GIVEN INSTRUCTION: Gather all lines from the material that contain the word "this".

(Data listing)
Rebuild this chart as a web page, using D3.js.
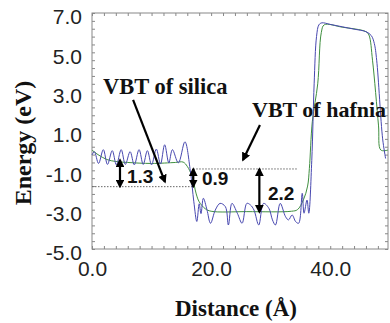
<!DOCTYPE html>
<html>
<head>
<meta charset="utf-8">
<script src="https://cdn.jsdelivr.net/npm/d3@7"></script>
<style>
  body { margin: 0; background: #fff; }
  svg { display: block; }
</style>
</head>
<body>
<div id="chart"></div>
<script>
// Energy profile across silica / hafnia interface

// blue curve: local band edge (Å, eV)
var blueX = [0, 0.4, 1.1, 1.9, 2.6, 3.4, 4.1, 4.9, 5.6, 6.4, 7.1, 7.9, 8.6, 9.3, 10.0, 10.8, 11.5, 12.2, 12.9, 13.5, 14.5, 15.6, 16.5, 17.1, 17.6, 18.0, 18.3, 18.7, 19.3, 19.9, 20.7, 21.5, 22.4, 22.9, 23.5, 24.4, 25.2, 26.0, 26.6, 27.2, 28.0, 28.8, 29.7, 30.3, 30.8, 31.6, 32.5, 33.0, 33.6, 34.2, 34.7, 35.3, 35.6, 36.1, 36.4, 36.9, 37.3, 37.7, 38.1, 38.6, 40.0, 42.0, 44.0, 46.0, 46.9, 47.4, 47.8, 48.8, 49.3];
var blueY = [-0.22, -0.05, -0.65, 0.05, -0.7, 0.0, -0.72, 0.05, -0.7, -0.05, -0.72, 0.05, -0.7, 0.0, -0.72, 0.08, -0.68, 0.3, -0.62, 0.05, -0.62, 0.45, -1.0, -2.6, -3.6, -2.7, -3.2, -2.42, -3.0, -3.69, -3.02, -2.68, -2.85, -3.78, -2.68, -3.18, -3.69, -2.68, -2.76, -3.02, -3.78, -2.68, -2.93, -3.52, -3.78, -2.68, -3.36, -3.52, -3.27, -3.61, -3.69, -2.17, -3.18, -2.51, -3.18, -0.5, 3.4, 5.8, 6.4, 6.5, 6.42, 6.3, 6.18, 6.05, 5.85, 5.45, 4.6, 0.6, -0.4];

// green curve: averaged profile
var greenX = [0, 1.0, 2.5, 4.0, 6.0, 10.0, 14.0, 15.3, 16.0, 16.8, 17.5, 18.0, 19.0, 20.0, 26.0, 33.5, 34.5, 35.5, 36.2, 36.5, 37.0, 37.9, 38.5, 39.0, 42.0, 46.0, 46.5, 47.1, 48.1, 48.5, 49.7];
var greenY = [0.03, -0.2, -0.45, -0.55, -0.6, -0.65, -0.6, -0.58, -0.8, -1.3, -2.2, -2.6, -2.95, -3.08, -3.1, -3.08, -3.0, -2.5, -1.8, -0.9, 1.5, 3.4, 6.0, 6.4, 6.28, 6.05, 5.88, 4.6, 1.3, 0.03, 0.03];

// valence band top levels
var vbtNames = ["silica", "hafnia"];
var vbtLevel = [-1.83, -0.93];
var vbtFrom = [0, 17.0];
var vbtTo = [17.0, 34.5];

// offset arrows
var gapLabels = ["1.3", "0.9", "2.2"];
var gapX = [4.7, 17.0, 28.1];
var gapTop = [-0.47, -0.93, -0.93];
var gapBottom = [-1.83, -1.83, -3.12];

var xTickLabels = [0, 20, 40];
var yTickLabels = [-5, -3, -1, 1, 3, 5, 7];

var width = 390,
    height = 323,
    plotL = 92,
    plotR = 388,
    plotT = 13,
    plotB = 249;

var x = d3.scaleLinear().domain([0, 49.7]).range([plotL, plotR]);
var y = d3.scaleLinear().domain([-5, 7]).range([plotB, plotT]);

var svg = d3.select("#chart")
    .append("svg")
    .attr("width", width)
    .attr("height", height);

// arrow head
svg.append("defs").append("marker")
    .attr("id", "head")
    .attr("viewBox", "0 0 10 10")
    .attr("refX", 8)
    .attr("refY", 5)
    .attr("markerWidth", 4)
    .attr("markerHeight", 4)
    .attr("orient", "auto-start-reverse")
    .append("path")
    .attr("d", "M0,0 L10,5 L0,10 Z")
    .attr("fill", "#000");

// minor ticks, all four sides, pointing in
function minor(g) {
    g.select(".domain").remove();
    g.selectAll("line").attr("stroke", "#888");
}
svg.append("g").attr("transform", "translate(" + plotL + ",0)")
    .call(d3.axisLeft(y).tickValues(d3.range(-5, 7.01, 0.4)).tickSize(-3).tickFormat(""))
    .call(minor);
svg.append("g").attr("transform", "translate(" + plotR + ",0)")
    .call(d3.axisRight(y).tickValues(d3.range(-5, 7.01, 0.4)).tickSize(-3).tickFormat(""))
    .call(minor);
svg.append("g").attr("transform", "translate(0," + plotB + ")")
    .call(d3.axisBottom(x).tickValues(d3.range(0, 49, 2)).tickSize(-3).tickFormat(""))
    .call(minor);
svg.append("g").attr("transform", "translate(0," + plotT + ")")
    .call(d3.axisTop(x).tickValues(d3.range(0, 49, 2)).tickSize(-3).tickFormat(""))
    .call(minor);

// tick labels
var yLab = svg.append("g").attr("transform", "translate(" + (plotL - 10) + ",4)")
    .call(d3.axisLeft(y).tickValues(yTickLabels).tickSize(0).tickPadding(0));
yLab.select(".domain").remove();
yLab.selectAll("text")
    .style("font", "21px 'Liberation Sans', Arial, sans-serif")
    .attr("fill", "#222")
    .text(function(d) { return d.toFixed(1); });

var xLab = svg.append("g").attr("transform", "translate(0," + (plotB + 12) + ")")
    .call(d3.axisBottom(x).tickValues(xTickLabels).tickSize(0).tickPadding(0));
xLab.select(".domain").remove();
xLab.selectAll("text")
    .style("font", "21px 'Liberation Sans', Arial, sans-serif")
    .attr("fill", "#222")
    .text(function(d) { return d.toFixed(1); });

// frame
svg.append("rect")
    .attr("x", plotL)
    .attr("y", plotT)
    .attr("width", plotR - plotL)
    .attr("height", plotB - plotT)
    .attr("fill", "none")
    .attr("stroke", "#888")
    .attr("stroke-width", 1);

// dotted VBT levels
vbtNames.forEach(function(n, i) {
    svg.append("line")
        .attr("x1", x(vbtFrom[i]))
        .attr("x2", x(vbtTo[i]))
        .attr("y1", y(vbtLevel[i]))
        .attr("y2", y(vbtLevel[i]))
        .attr("stroke", "#666")
        .attr("stroke-width", 1)
        .attr("stroke-dasharray", "1.5,1.5");
});

// curves
var line = d3.line()
    .x(function(d) { return x(d[0]); })
    .y(function(d) { return y(d[1]); })
    .curve(d3.curveCatmullRom.alpha(0.5));

svg.append("path")
    .datum(greenX.map(function(v, i) { return [v, greenY[i]]; }))
    .attr("d", line)
    .attr("fill", "none")
    .attr("stroke", "#3f8f3f")
    .attr("stroke-width", 1);

svg.append("path")
    .datum(blueX.map(function(v, i) { return [v, blueY[i]]; }))
    .attr("d", line)
    .attr("fill", "none")
    .attr("stroke", "#4848b0")
    .attr("stroke-width", 1);

// double arrows with gap values
gapLabels.forEach(function(t, i) {
    svg.append("line")
        .attr("x1", x(gapX[i]))
        .attr("x2", x(gapX[i]))
        .attr("y1", y(gapTop[i]))
        .attr("y2", y(gapBottom[i]))
        .attr("stroke", "#000")
        .attr("stroke-width", 2.2)
        .attr("marker-start", "url(#head)")
        .attr("marker-end", "url(#head)");
});

var gapTextX = [127, 202, 268],
    gapTextY = [183, 185, 200];
gapLabels.forEach(function(t, i) {
    svg.append("text")
        .attr("x", gapTextX[i])
        .attr("y", gapTextY[i])
        .text(t)
        .style("font", "bold 19px 'Liberation Sans', Arial, sans-serif")
        .attr("fill", "#111");
});

// pointer arrows to the VBT lines
var pointerFrom = [[6.9, 2.58], [28.2, 1.31]],
    pointerTo = [[12.25, -1.59], [25.35, -0.47]];
pointerFrom.forEach(function(p, i) {
    svg.append("line")
        .attr("x1", x(p[0]))
        .attr("y1", y(p[1]))
        .attr("x2", x(pointerTo[i][0]))
        .attr("y2", y(pointerTo[i][1]))
        .attr("stroke", "#000")
        .attr("stroke-width", 2.2)
        .attr("marker-end", "url(#head)");
});

svg.append("text")
    .attr("x", 103)
    .attr("y", 94)
    .text("VBT of silica")
    .style("font", "bold 22.5px 'Liberation Serif', 'Times New Roman', serif")
    .attr("fill", "#111");

svg.append("text")
    .attr("x", 252)
    .attr("y", 117)
    .text("VBT of hafnia")
    .style("font", "bold 22px 'Liberation Serif', 'Times New Roman', serif")
    .attr("fill", "#111");

// axis titles
svg.append("text")
    .attr("x", 236)
    .attr("y", 316)
    .attr("text-anchor", "middle")
    .text("Distance (Å)")
    .style("font", "bold 23px 'Liberation Serif', 'Times New Roman', serif")
    .attr("fill", "#111");

svg.append("text")
    .attr("transform", "translate(31,143) rotate(-90)")
    .attr("text-anchor", "middle")
    .text("Energy (eV)")
    .style("font", "bold 24px 'Liberation Serif', 'Times New Roman', serif")
    .attr("fill", "#111");
</script>
</body>
</html>
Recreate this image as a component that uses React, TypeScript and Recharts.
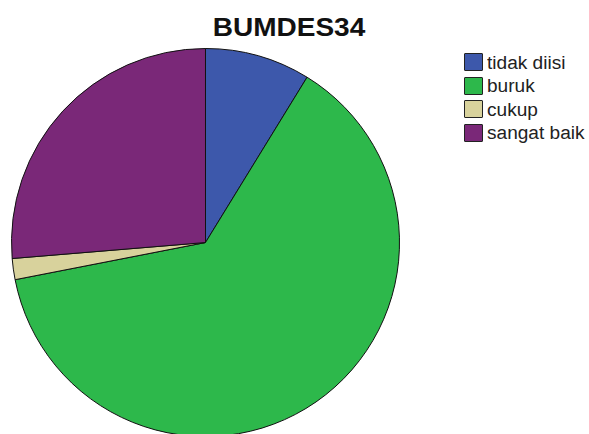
import React from "react";
import { PieChart, Pie, Cell, Legend } from "recharts";

const categories = ["tidak diisi", "buruk", "cukup", "sangat baik"];
const counts = [5, 36, 1, 15];
const colors = ["#3d58ab", "#2db84b", "#d8d29c", "#7a2878"];
const title = "BUMDES34";

const data = categories.map((name, i) => ({ name, value: counts[i] }));

const LegendContent = () => {
  return (
    <div style={{ position: "relative", width: 589, height: 434, pointerEvents: "none" }}>
      {categories.map((label, i) => {
        const top = 53 + i * 23.5;
        return (
          <React.Fragment key={label}>
            <div
              style={{
                position: "absolute",
                left: 464,
                top,
                width: 17,
                height: 16,
                background: colors[i],
                border: "1px solid #222",
                borderRadius: 1,
              }}
            />
            <span
              style={{
                position: "absolute",
                left: 487,
                top: top + 0.5,
                fontFamily: "Liberation Sans, Arial, sans-serif",
                fontSize: 18,
                lineHeight: "18px",
                color: "#222",
                whiteSpace: "nowrap",
                transform: "scaleX(1.06)",
                transformOrigin: "left center",
              }}
            >
              {label}
            </span>
          </React.Fragment>
        );
      })}
    </div>
  );
};

export default function App() {
  return (
    <div style={{ position: "absolute", left: 0, top: 0, width: 589, height: 434, background: "#fff", overflow: "hidden" }}>
      <div
        style={{
          position: "absolute",
          left: 0,
          width: 578,
          top: 14.5,
          textAlign: "center",
          fontFamily: "Liberation Sans, Arial, sans-serif",
          fontWeight: "bold",
          fontSize: 25,
          lineHeight: "25px",
          color: "#111",
          transform: "scaleX(1.12)",
          transformOrigin: "289px center",
        }}
      >
        {title}
      </div>
      <PieChart
        width={589}
        height={434}
        margin={{ top: 0, right: 0, bottom: 0, left: 0 }}
        style={{ position: "absolute", left: 0, top: 0 }}
      >
        <Pie
          data={data}
          dataKey="value"
          nameKey="name"
          cx={205.5}
          cy={242.5}
          outerRadius={194}
          startAngle={90}
          endAngle={-270}
          stroke="#111"
          strokeWidth={1}
          isAnimationActive={false}
        >
          {data.map((d, i) => (
            <Cell key={d.name} fill={colors[i]} />
          ))}
        </Pie>
        <Legend
          content={<LegendContent />}
          wrapperStyle={{ position: "absolute", left: 0, top: 0, width: 589, height: 434 }}
        />
      </PieChart>
    </div>
  );
}
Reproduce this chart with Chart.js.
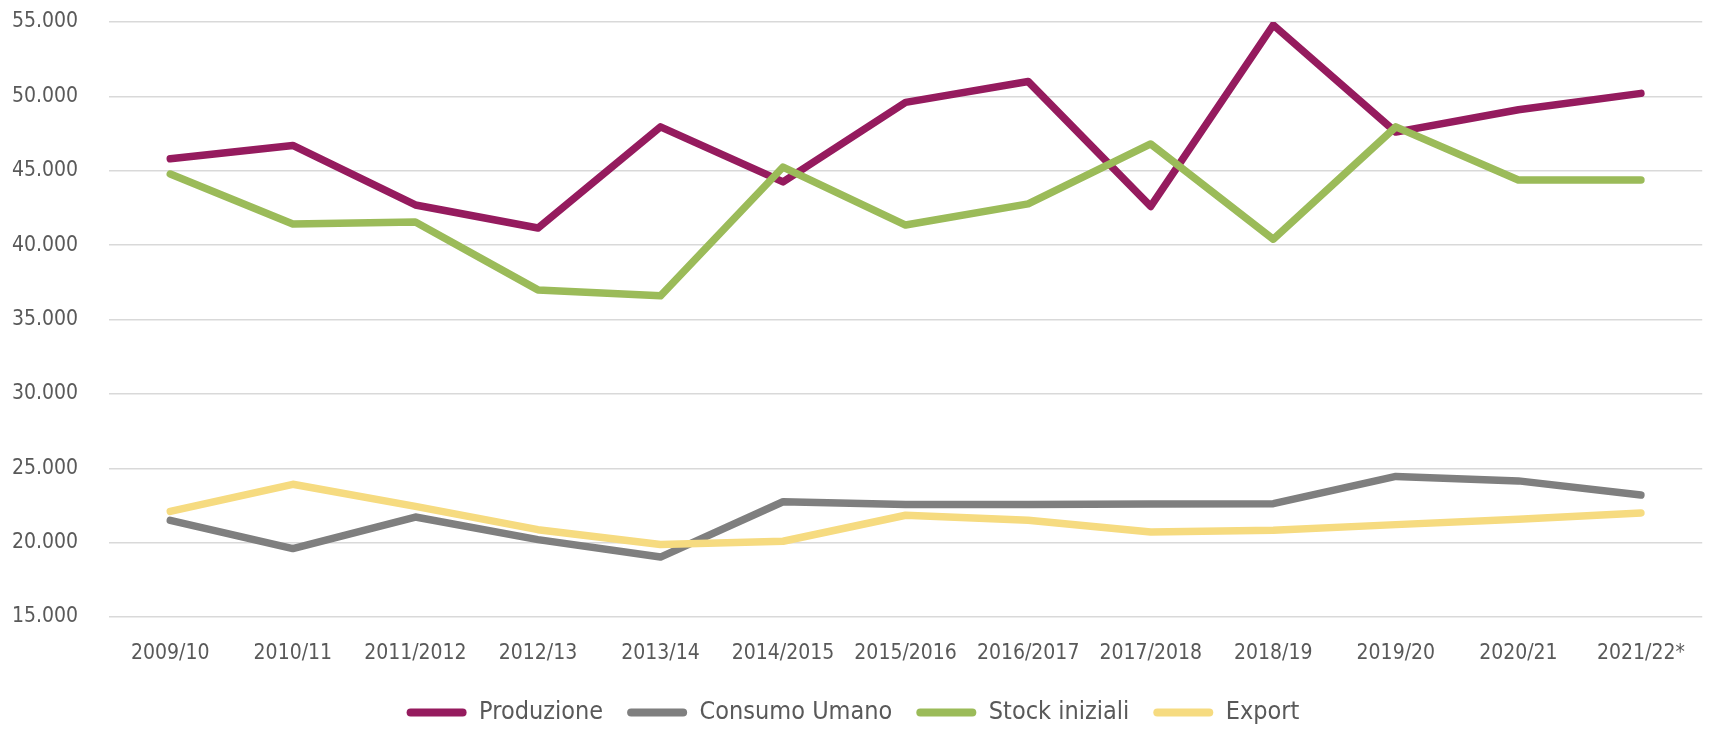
<!DOCTYPE html>
<html>
<head>
<meta charset="utf-8">
<script src="https://cdn.jsdelivr.net/npm/chart.js@4.4.1/dist/chart.umd.min.js"></script>
<style>
  html, body { margin: 0; padding: 0; background: #ffffff; }
  #wrap { width: 1709px; height: 735px; position: relative; }
</style>
</head>
<body>
<div id="wrap"><canvas id="c"></canvas></div>
<script>
const categories = ['2009/10','2010/11','2011/2012','2012/13','2013/14','2014/2015','2015/2016','2016/2017','2017/2018','2018/19','2019/20','2020/21','2021/22*'];
const produzione = [45800, 46700, 42700, 41150, 47950, 44250, 49600, 51000, 42600, 54800, 47600, 49100, 50200];
const consumoUmano = [21500, 19600, 21720, 20200, 19030, 22750, 22560, 22560, 22600, 22620, 24450, 24150, 23200];
const stockIniziali = [44780, 41420, 41550, 36990, 36590, 45250, 41350, 42770, 46800, 40400, 47950, 44380, 44380];
const exportVals = [22100, 23920, 22440, 20870, 19870, 20090, 21840, 21500, 20710, 20830, 21210, 21570, 21990];
const seriesNames = ['Produzione', 'Consumo Umano', 'Stock iniziali', 'Export'];
const seriesColors = ['#951B5E', '#7F7F7F', '#9BBB59', '#F6DB80'];
const yMin = 15000, yMax = 55000, yStep = 5000;

const FONT = "'Liberation Sans Narrow', 'Arial Narrow', 'DejaVu Sans Condensed', sans-serif";
const TEXT = '#595959';

function fmt(v) {
  const s = String(Math.round(v));
  return s.replace(/\B(?=(\d{3})+(?!\d))/g, '.');
}

const seriesData = [produzione, consumoUmano, stockIniziali, exportVals];
const datasets = seriesData.map((d, i) => ({
  label: seriesNames[i],
  data: d,
  borderColor: seriesColors[i],
  backgroundColor: seriesColors[i],
  borderWidth: 7.5,
  borderCapStyle: 'round',
  borderJoinStyle: 'round',
  pointRadius: 0,
  pointHoverRadius: 0,
  tension: 0,
  fill: false,
  order: seriesData.length - i
}));

new Chart(document.getElementById('c'), {
  type: 'line',
  data: { labels: categories, datasets },
  options: {
    responsive: true,
    maintainAspectRatio: false,
    animation: false,
    layout: { padding: { top: 22, right: 3, left: 0, bottom: 0 } },
    plugins: {
      tooltip: { enabled: false },
      legend: {
        position: 'bottom',
        labels: {
          color: TEXT,
          font: { family: FONT, size: 25 },
          boxWidth: 60,
          boxHeight: 8,
          padding: 24,
          generateLabels: (chart) => chart.data.datasets.map((ds, i) => ({
            text: ds.label,
            fillStyle: ds.borderColor,
            strokeStyle: ds.borderColor,
            lineWidth: 0,
            borderRadius: 4,
            fontColor: TEXT,
            hidden: false,
            datasetIndex: i
          }))
        }
      }
    },
    scales: {
      x: {
        offset: true,
        grid: { display: false, drawTicks: false },
        border: { display: false },
        ticks: {
          color: TEXT,
          font: { family: FONT, size: 21 },
          padding: 24,
          maxRotation: 0,
          autoSkip: false
        },
        afterFit: (s) => { s.height = 59; }
      },
      y: {
        min: yMin,
        max: yMax,
        grid: { color: '#D9D9D9', lineWidth: 1.5, drawTicks: true, tickLength: 31, tickColor: 'rgba(0,0,0,0)' },
        border: { display: false },
        ticks: {
          stepSize: yStep,
          color: TEXT,
          font: { family: FONT, size: 21 },
          padding: 0,
          callback: (v) => fmt(v)
        },
        afterFit: (s) => { s.width = 109; }
      }
    }
  }
});
</script>
</body>
</html>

SOLUTION:
Rebuild this chart as a web page, using D3.js.
Recreate this image as a component that uses React, TypeScript and Recharts.
Reproduce this chart with Chart.js.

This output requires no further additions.